A new study by MIT researches finds that some masses of boson particles don’t actually exist, reports Monisha Ravisetti for The Academic Times. “[Bosons] could be dark matter particles, or they could be something that people call axions, which are proposed particles that could solve problems with the magnetic bipoles of particles,” says Prof. Salvatore Vitale. “Because they can be any of these things, that means they could also have an incredibly broad range of masses.”
Postdoc Tansu Daylan speaks with CNN reporter Ada Wood about his work mentoring two high school students, and their discovery of four new exoplanets. "When it comes to studying by comparison — that is, studying the atmospheres of planets beyond the solar system around sun-like stars — this is probably one of the best targets that we will ever get," says Daylan.
Reporting for CBS News, Sophie Lewis spotlights how MIT astronomers have uncovered evidence of what may be one of the earliest incidences of galactic cannibalism in a dwarf galaxy called Tucana II. “The findings suggest that the earliest galaxies in the universe were much more massive than previously believed,” writes Lewis.
CNN reporter Ashley Strickland writes that astronomers have identified an extended dark matter halo around Tucana II, an ancient dwarf galaxy. "This probably also means that the earliest galaxies formed in much larger dark matter halos than previously thought," says Prof. Anna Frebel. "We have thought that the first galaxies were the tiniest, wimpiest galaxies. But they actually may have been several times larger than we thought, and not so tiny after all."
Two high school students and their mentor, MIT postdoc Tansu Daylan, have discovered four new exoplanets located about 200 light years from Earth, reports Nora McGreevy for Smithsonian. The students were participating in the Student Research Mentoring Program, which pairs young astronomers with scientists at MIT and Harvard. “[The students] are so good at finding things that may skip your eyes, basically. It’s fun. And I really like the exchange of ideas,” Daylan adds.

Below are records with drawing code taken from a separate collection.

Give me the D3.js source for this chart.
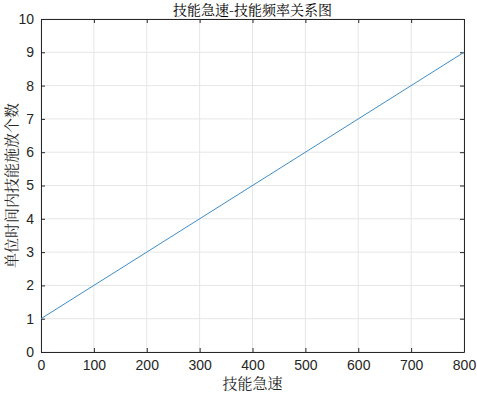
<!DOCTYPE html>
<html><head><meta charset="utf-8">
<script src="https://cdn.jsdelivr.net/npm/d3@7"></script>
<style>body{margin:0;background:#fff}svg{display:block}</style>
</head><body>
<script>
const xValues = [0, 800];
const yValues = [1, 9];
const xTicks = [0,100,200,300,400,500,600,700,800];
const yTicks = [0,1,2,3,4,5,6,7,8,9,10];
const titleText = "技能急速-技能频率关系图";
const xLabel = "技能急速";
const yLabel = "单位时间内技能施放个数";

const W=477,H=394, m={l:41,r:13,t:19,b:42};
const svg=d3.select("body").append("svg").attr("width",W).attr("height",H);
const x=d3.scaleLinear().domain([0,800]).range([m.l,W-m.r]);
const y=d3.scaleLinear().domain([0,10]).range([H-m.b,m.t]);
const g=svg.append("g");
g.selectAll(".gx").data(xTicks).join("line").attr("x1",d=>x(d)).attr("x2",d=>x(d)).attr("y1",y(0)).attr("y2",y(10)).attr("stroke","#e6e6e6");
g.selectAll(".gy").data(yTicks).join("line").attr("y1",d=>y(d)).attr("y2",d=>y(d)).attr("x1",x(0)).attr("x2",x(800)).attr("stroke","#e6e6e6");
const font="Liberation Sans, Arial, sans-serif";
const ax=svg.append("g").attr("transform",`translate(0,${y(0)})`).call(d3.axisBottom(x).tickValues(xTicks).tickSizeInner(-4).tickSizeOuter(0).tickPadding(8));
const ay=svg.append("g").attr("transform",`translate(${x(0)},0)`).call(d3.axisLeft(y).tickValues(yTicks).tickSizeInner(-4).tickSizeOuter(0).tickPadding(7));
const axT=svg.append("g").attr("transform",`translate(0,${y(10)})`).call(d3.axisTop(x).tickValues(xTicks).tickSizeInner(-4).tickSizeOuter(0).tickFormat(""));
const ayR=svg.append("g").attr("transform",`translate(${x(800)},0)`).call(d3.axisRight(y).tickValues(yTicks).tickSizeInner(-4).tickSizeOuter(0).tickFormat(""));
[ax,ay,axT,ayR].forEach(a=>{a.selectAll("path,line").attr("stroke","#262626");a.selectAll("text").attr("fill","#262626").style("font-family",font).style("font-size","14px");a.select(".domain").attr("stroke","#262626");});
svg.append("path").datum(xValues.map((v,i)=>[v,yValues[i]])).attr("fill","none").attr("stroke","#3d8ec9").attr("stroke-width",1).attr("d",d3.line().x(d=>x(d[0])).y(d=>y(d[1])));
const cjk="'Noto Serif CJK SC','Noto Sans CJK SC', sans-serif";
svg.append("text").attr("x",(x(0)+x(800))/2).attr("y",15).attr("text-anchor","middle").style("font-family",cjk).style("font-size","14px").attr("fill","#000").text(titleText);
svg.append("text").attr("x",(x(0)+x(800))/2).attr("y",389).attr("text-anchor","middle").style("font-family",cjk).style("font-size","15px").attr("fill","#262626").text(xLabel);
svg.append("text").attr("transform",`translate(17,${(y(0)+y(10))/2}) rotate(-90)`).attr("text-anchor","middle").style("font-family",cjk).style("font-size","15px").attr("fill","#262626").text(yLabel);
</script>
</body></html>
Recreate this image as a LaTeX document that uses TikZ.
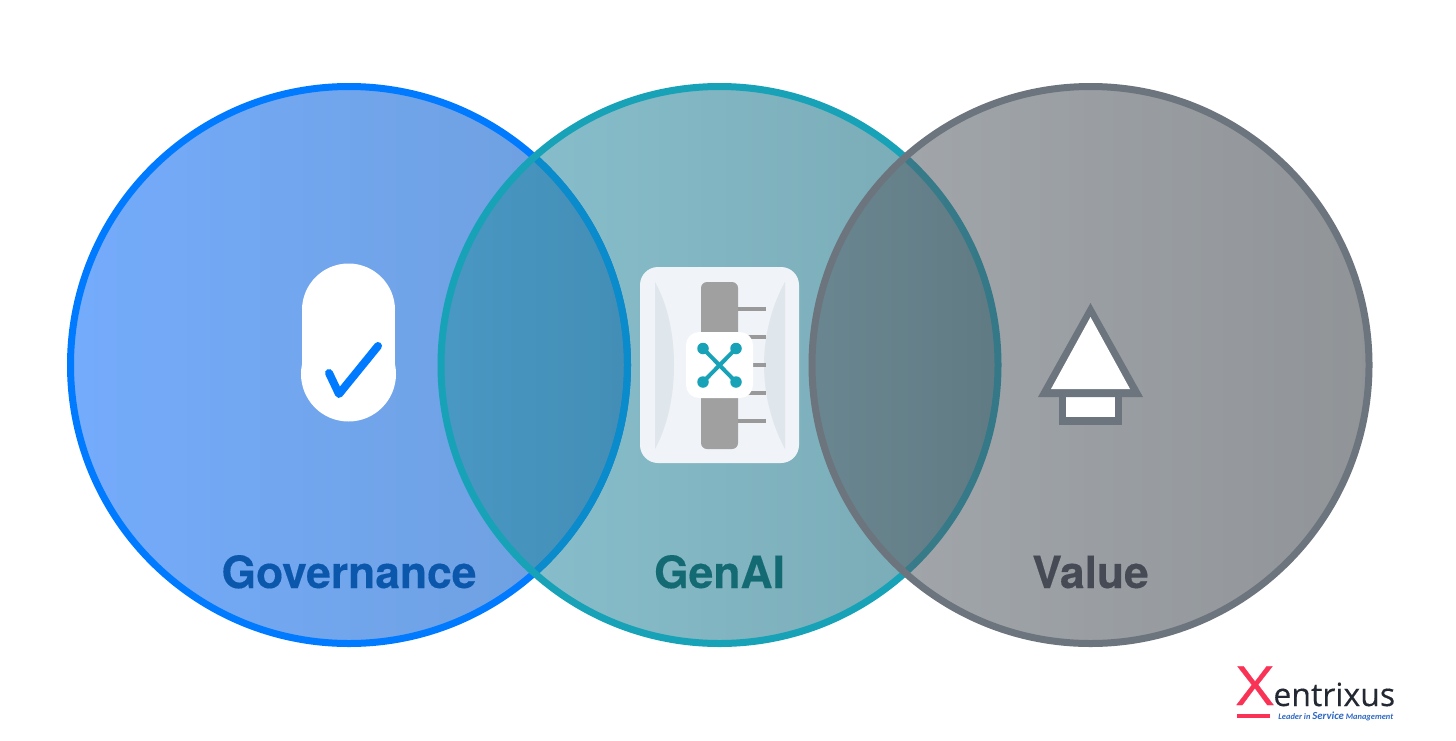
\documentclass[tikz,border=0pt]{standalone}
\usepackage{fontspec}
\setmainfont[BoldFeatures={FakeBold=0.3}]{TeX Gyre Heros}
\newfontfamily\logoboldfont[FakeBold=0.25]{Open Sans}
\newfontfamily\markfont[FakeBold=0.5]{Open Sans}
\newfontfamily\leadfont{Carlito}
\definecolor{cBlue}{RGB}{0,123,255}
\definecolor{cBlueThru}{RGB}{10,140,204}
\definecolor{cTeal}{RGB}{23,162,184}
\definecolor{cGray}{RGB}{108,117,125}
\definecolor{cPanel}{RGB}{240,243,248}
\definecolor{cLens}{RGB}{223,230,236}
\definecolor{cBar}{RGB}{160,160,160}
\definecolor{cTick}{RGB}{153,153,153}
\definecolor{cRed}{RGB}{250,50,85}
\definecolor{cLead}{RGB}{45,105,195}
\definecolor{cInk}{RGB}{35,40,50}
\definecolor{blueA}{RGB}{116,171,251}
\definecolor{blueB}{RGB}{110,159,220}
\definecolor{tealA}{RGB}{42,143,168}
\definecolor{tealB}{RGB}{10,99,118}
\definecolor{grayA}{RGB}{90,99,108}
\definecolor{grayB}{RGB}{54,61,68}
\tikzset{
  x=0.5pt,y=-0.5pt,
  ring/.style={line width=3.5pt},
  caption/.style={font=\fontsize{22.2}{26}\selectfont\bfseries,anchor=base},
  tick/.style={draw=cTick,line width=2pt},
  dot/.style={circle,fill=cTeal,inner sep=0pt,minimum size=5.75pt},
  wire/.style={draw=cTeal,line width=2pt},
}
\begin{document}
\begin{tikzpicture}
\useasboundingbox (0,0) rectangle (1456,740);
\fill[white] (0,0) rectangle (1456,740);
% left circle
\shade[left color=blueA,right color=blueB] (349,365) circle [radius=278.5];
\draw[ring,cBlue] (349,365) circle [radius=278.5];
% middle circle
\shade[fill opacity=.55,left color=tealA,right color=tealB] (719.5,365) circle [radius=278.5];
\begin{scope}
\clip (719.5,365) circle [radius=278.5];
\draw[ring,cBlueThru] (349,365) circle [radius=278.5];
\end{scope}
\draw[ring,cTeal] (719.5,365) circle [radius=278.5];
% right circle
\shade[fill opacity=.55,left color=grayA,right color=grayB] (1090.5,365) circle [radius=278.5];
\draw[ring,cGray] (1090.5,365) circle [radius=278.5];
% capsule icon
\fill[white] (348.5,310) circle [radius=46.5];
\fill[white] (348.5,374) circle [radius=47.5];
\fill[white] (302,310) rectangle (395,374);
\draw[cBlue,line width=4pt,line cap=round,line join=round] (329,373) -- (339,394) -- (378,346);
% centre icon
\fill[cPanel,rounded corners=9pt] (640,267) rectangle (799,463);
\fill[cLens] (655,282) .. controls (668,305) and (674,335) .. (674,365) .. controls (674,395) and (668,425) .. (655,449) -- cycle;
\fill[cLens] (785,282) .. controls (772,305) and (764,335) .. (764,365) .. controls (764,395) and (772,425) .. (785,449) -- cycle;
\fill[cBar,rounded corners=3pt] (701,282) rectangle (738,449);
\foreach \yy in {309,337,365,393,421} \draw[tick] (738,\yy) -- (766,\yy);
\fill[white,rounded corners=6.5pt] (686,332) rectangle (753,398);
\node[dot] (d1) at (703,348.5) {};
\node[dot] (d2) at (736,348.5) {};
\node[dot] (d3) at (703,382) {};
\node[dot] (d4) at (736,382) {};
\draw[wire] (d1.center) -- (d4.center);
\draw[wire] (d2.center) -- (d3.center);
% arrow icon
\fill[cGray] (1059,393) rectangle (1122,425);
\fill[white] (1066,397) rectangle (1115,417);
\fill[cGray] (1090.5,303) -- (1143,397) -- (1038,397) -- cycle;
\fill[white] (1090.5,317) -- (1130,389) -- (1051,389) -- cycle;
% captions
\node[caption,text={rgb,255:red,11;green,87;blue,172}] (gov) at (349,588) {Governance};
\node[caption,text={rgb,255:red,20;green,106;blue,114}] (gen) at (719.5,588) {GenAI};
\node[caption,text={rgb,255:red,69;green,74;blue,84}] (val) at (1090.5,588) {Value};
% logo
\node[font=\markfont\fontsize{27}{30}\selectfont,text=cRed,anchor=base,inner sep=0pt,xscale=1.2] (lx) at (1255,705) {X};
\fill[cRed] (1237,714) rectangle (1270,718);
\node[font=\logoboldfont\fontsize{16}{18}\selectfont,text=cInk,anchor=base west,inner sep=0pt] (lw) at (1273,706) {entrixus};
\node[font=\leadfont\bfseries\itshape\fontsize{4.2}{5}\selectfont,text=cLead,anchor=base west,inner sep=0pt] (ls) at (1278,719) {Leader in {\fontsize{5.4}{5}\selectfont Service} Management};
\end{tikzpicture}
\end{document}
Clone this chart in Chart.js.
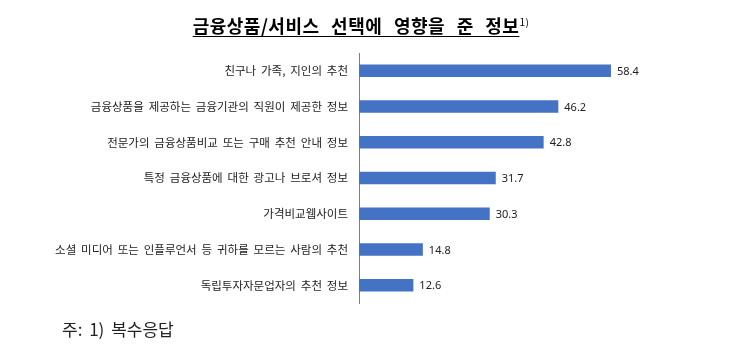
<!DOCTYPE html>
<html>
<head>
<meta charset="utf-8">
<script src="https://cdn.jsdelivr.net/npm/chart.js@4"></script>
<style>
  body { margin: 0; background: #fff; }
  #wrap { position: relative; width: 750px; height: 351px; }
  #title {
    position: absolute; left: 0; width: 722px; top: 12px; text-align: center;
    font-family: "Noto Sans CJK KR", sans-serif; font-weight: bold; font-size: 18px;
    color: #000; letter-spacing: 0.5px; word-spacing: 7px;
  }
  #title span.t { text-decoration: underline; text-underline-offset: 3px; }
  #title sup { font-size: 10px; font-weight: normal; }
  #note {
    position: absolute; left: 62px; top: 316px;
    font-family: "Noto Sans CJK KR", sans-serif; font-size: 17px; color: #222;
    word-spacing: 3px;
  }
  canvas { position: absolute; left: 0; top: 0; }
</style>
</head>
<body>
<div id="wrap">
  <canvas id="chart" width="750" height="351"></canvas>
  <div id="title"><span class="t">금융상품/서비스 선택에 영향을 준 정보</span><sup>1)</sup></div>
  <div id="note">주: 1) 복수응답</div>
</div>
<script>
// categories and values (%)
let categories = [
    "친구나 가족, 지인의 추천",
    "금융상품을 제공하는 금융기관의 직원이 제공한 정보",
    "전문가의 금융상품비교 또는 구매 추천 안내 정보",
    "특정 금융상품에 대한 광고나 브로셔 정보",
    "가격비교웹사이트",
    "소셜 미디어 또는 인플루언서 등 귀하를 모르는 사람의 추천",
    "독립투자자문업자의 추천 정보"
];
let values = [58.4, 46.2, 42.8, 31.7, 30.3, 14.8, 12.6];

// wider gaps between words, like the original labels
let wideWords = {
    id: "wideWords",
    beforeDraw(chart) { chart.ctx.wordSpacing = "2.3px"; },
    afterDraw(chart) { chart.ctx.wordSpacing = "0px"; }
};

// draws the number right after each bar
let valueLabels = {
    id: "valueLabels",
    afterDatasetsDraw(chart) {
        let ctx = chart.ctx;
        let meta = chart.getDatasetMeta(0);
        ctx.save();
        ctx.font = "11px 'Noto Sans', sans-serif";
        ctx.fillStyle = "#222";
        ctx.textAlign = "left";
        ctx.textBaseline = "middle";
        meta.data.forEach((bar, i) => {
            ctx.fillText(values[i].toFixed(1), bar.x + 6, bar.y + 1);
        });
        ctx.restore();
    }
};

let ctx = document.getElementById("chart").getContext("2d");
let chart = new Chart(ctx, {
    type: "bar",
    data: {
        labels: categories,
        datasets: [{
            data: values,
            backgroundColor: "#4472C4",
            barPercentage: 0.35,
            categoryPercentage: 1
        }]
    },
    options: {
        indexAxis: "y",
        responsive: false,
        animation: false,
        layout: { padding: { top: 53, bottom: 48, right: 89, left: 0 } },
        plugins: { legend: { display: false }, tooltip: { enabled: false } },
        scales: {
            x: { display: false, min: 0, max: 70 },
            y: {
                afterFit(scale) { scale.width = 359; },
                grid: { color: "transparent", drawTicks: false },
                border: { display: true, color: "#7f7f7f", width: 1 },
                ticks: {
                    padding: 11,
                    color: "#222",
                    font: { family: "'Noto Sans CJK KR', sans-serif", size: 11.5 }
                }
            }
        }
    },
    plugins: [wideWords, valueLabels]
});
</script>
</body>
</html>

Astronomers have uncovered evidence of an extended dark matter halo around an ancient galaxy located about 163,000 light years from Earth, reports Isaac Schultz for Gizmodo. “We know [dark matter] is there because in order for galaxies to remain bound, there must be more matter than what we see visibly, from starlight,” explains graduate student Anirudh Chiti. “That led to the hypothesis of dark matter existing as an ingredient that holds galaxies together.”